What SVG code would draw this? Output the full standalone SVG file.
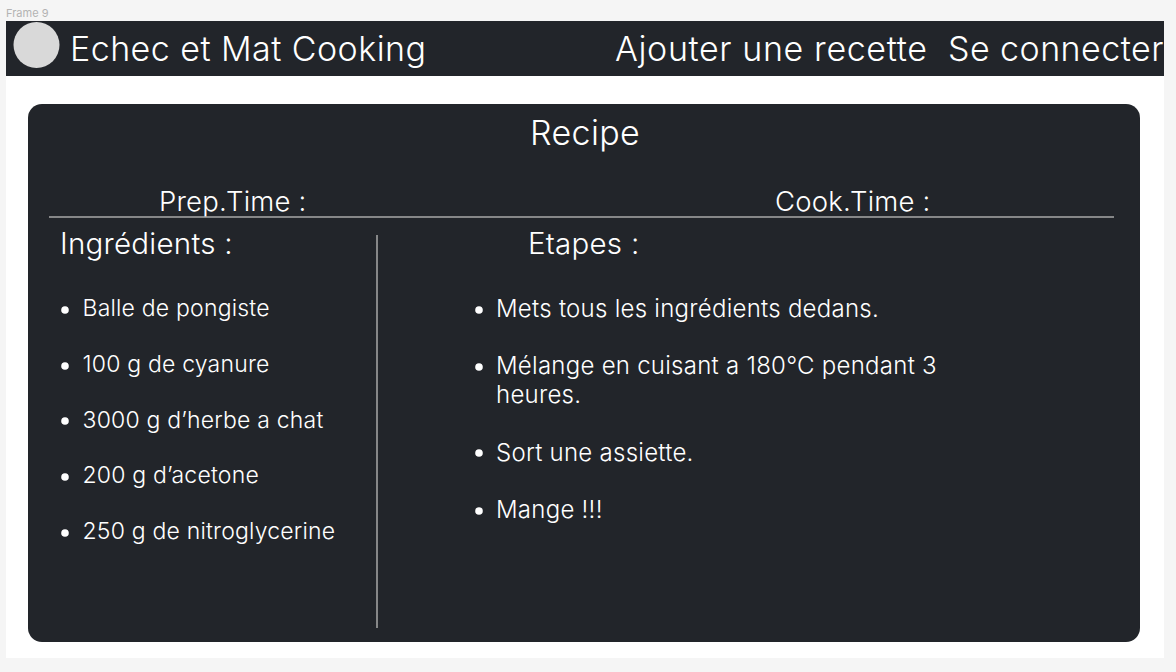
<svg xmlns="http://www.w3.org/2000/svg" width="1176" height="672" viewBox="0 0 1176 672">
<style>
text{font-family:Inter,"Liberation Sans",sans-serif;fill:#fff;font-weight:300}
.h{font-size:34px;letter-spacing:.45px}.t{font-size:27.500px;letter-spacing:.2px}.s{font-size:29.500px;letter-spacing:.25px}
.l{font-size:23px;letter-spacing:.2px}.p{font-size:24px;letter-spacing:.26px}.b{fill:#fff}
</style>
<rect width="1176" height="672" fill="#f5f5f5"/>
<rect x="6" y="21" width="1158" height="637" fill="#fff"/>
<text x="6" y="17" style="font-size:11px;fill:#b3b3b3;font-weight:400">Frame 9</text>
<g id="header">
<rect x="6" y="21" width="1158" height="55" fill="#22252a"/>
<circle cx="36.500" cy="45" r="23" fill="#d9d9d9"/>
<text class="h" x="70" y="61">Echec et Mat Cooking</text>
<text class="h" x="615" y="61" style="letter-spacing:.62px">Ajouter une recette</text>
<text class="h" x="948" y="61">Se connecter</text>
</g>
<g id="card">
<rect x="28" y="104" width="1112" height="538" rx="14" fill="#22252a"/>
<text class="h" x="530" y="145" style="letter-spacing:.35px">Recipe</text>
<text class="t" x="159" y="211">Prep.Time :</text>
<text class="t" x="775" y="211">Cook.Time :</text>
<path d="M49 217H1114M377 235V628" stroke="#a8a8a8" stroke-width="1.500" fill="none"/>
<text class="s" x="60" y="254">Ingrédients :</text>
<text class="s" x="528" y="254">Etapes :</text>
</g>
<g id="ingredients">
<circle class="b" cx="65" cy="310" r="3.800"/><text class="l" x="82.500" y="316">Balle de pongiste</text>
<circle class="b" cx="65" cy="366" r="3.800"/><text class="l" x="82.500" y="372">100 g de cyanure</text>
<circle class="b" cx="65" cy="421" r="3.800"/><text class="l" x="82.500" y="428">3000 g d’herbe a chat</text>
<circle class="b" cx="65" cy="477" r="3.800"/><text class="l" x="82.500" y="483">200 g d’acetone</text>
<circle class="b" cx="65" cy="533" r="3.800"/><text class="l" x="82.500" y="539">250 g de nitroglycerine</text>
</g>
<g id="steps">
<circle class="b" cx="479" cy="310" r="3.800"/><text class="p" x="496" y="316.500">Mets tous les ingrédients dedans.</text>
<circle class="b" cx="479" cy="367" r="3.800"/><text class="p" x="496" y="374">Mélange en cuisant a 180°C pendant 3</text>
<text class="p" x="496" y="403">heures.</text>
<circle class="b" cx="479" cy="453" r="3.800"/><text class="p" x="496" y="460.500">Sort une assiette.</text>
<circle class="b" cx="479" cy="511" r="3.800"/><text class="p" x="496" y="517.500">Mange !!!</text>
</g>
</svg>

__________________________________________________

Exclude the pictures, and transcribe all of the material exactly.

What SVG code would draw this? Output the full standalone SVG file.
<svg xmlns="http://www.w3.org/2000/svg" width="1176" height="672" viewBox="0 0 1176 672">
<style>
text{font-family:Inter,"Liberation Sans",sans-serif;fill:#fff;font-weight:300}
.h{font-size:34px;letter-spacing:.45px}.t{font-size:27.500px;letter-spacing:.2px}.s{font-size:29.500px;letter-spacing:.25px}
.l{font-size:23px;letter-spacing:.2px}.p{font-size:24px;letter-spacing:.26px}.b{fill:#fff}
</style>
<rect width="1176" height="672" fill="#f5f5f5"/>
<rect x="6" y="21" width="1158" height="637" fill="#fff"/>
<text x="6" y="17" style="font-size:11px;fill:#b3b3b3;font-weight:400">Frame 9</text>
<g id="header">
<rect x="6" y="21" width="1158" height="55" fill="#22252a"/>
<circle cx="36.500" cy="45" r="23" fill="#d9d9d9"/>
<text class="h" x="70" y="61">Echec et Mat Cooking</text>
<text class="h" x="615" y="61" style="letter-spacing:.62px">Ajouter une recette</text>
<text class="h" x="948" y="61">Se connecter</text>
</g>
<g id="card">
<rect x="28" y="104" width="1112" height="538" rx="14" fill="#22252a"/>
<text class="h" x="530" y="145" style="letter-spacing:.35px">Recipe</text>
<text class="t" x="159" y="211">Prep.Time :</text>
<text class="t" x="775" y="211">Cook.Time :</text>
<path d="M49 217H1114M377 235V628" stroke="#a8a8a8" stroke-width="1.500" fill="none"/>
<text class="s" x="60" y="254">Ingrédients :</text>
<text class="s" x="528" y="254">Etapes :</text>
</g>
<g id="ingredients">
<circle class="b" cx="65" cy="310" r="3.800"/><text class="l" x="82.500" y="316">Balle de pongiste</text>
<circle class="b" cx="65" cy="366" r="3.800"/><text class="l" x="82.500" y="372">100 g de cyanure</text>
<circle class="b" cx="65" cy="421" r="3.800"/><text class="l" x="82.500" y="428">3000 g d’herbe a chat</text>
<circle class="b" cx="65" cy="477" r="3.800"/><text class="l" x="82.500" y="483">200 g d’acetone</text>
<circle class="b" cx="65" cy="533" r="3.800"/><text class="l" x="82.500" y="539">250 g de nitroglycerine</text>
</g>
<g id="steps">
<circle class="b" cx="479" cy="310" r="3.800"/><text class="p" x="496" y="316.500">Mets tous les ingrédients dedans.</text>
<circle class="b" cx="479" cy="367" r="3.800"/><text class="p" x="496" y="374">Mélange en cuisant a 180°C pendant 3</text>
<text class="p" x="496" y="403">heures.</text>
<circle class="b" cx="479" cy="453" r="3.800"/><text class="p" x="496" y="460.500">Sort une assiette.</text>
<circle class="b" cx="479" cy="511" r="3.800"/><text class="p" x="496" y="517.500">Mange !!!</text>
</g>
</svg>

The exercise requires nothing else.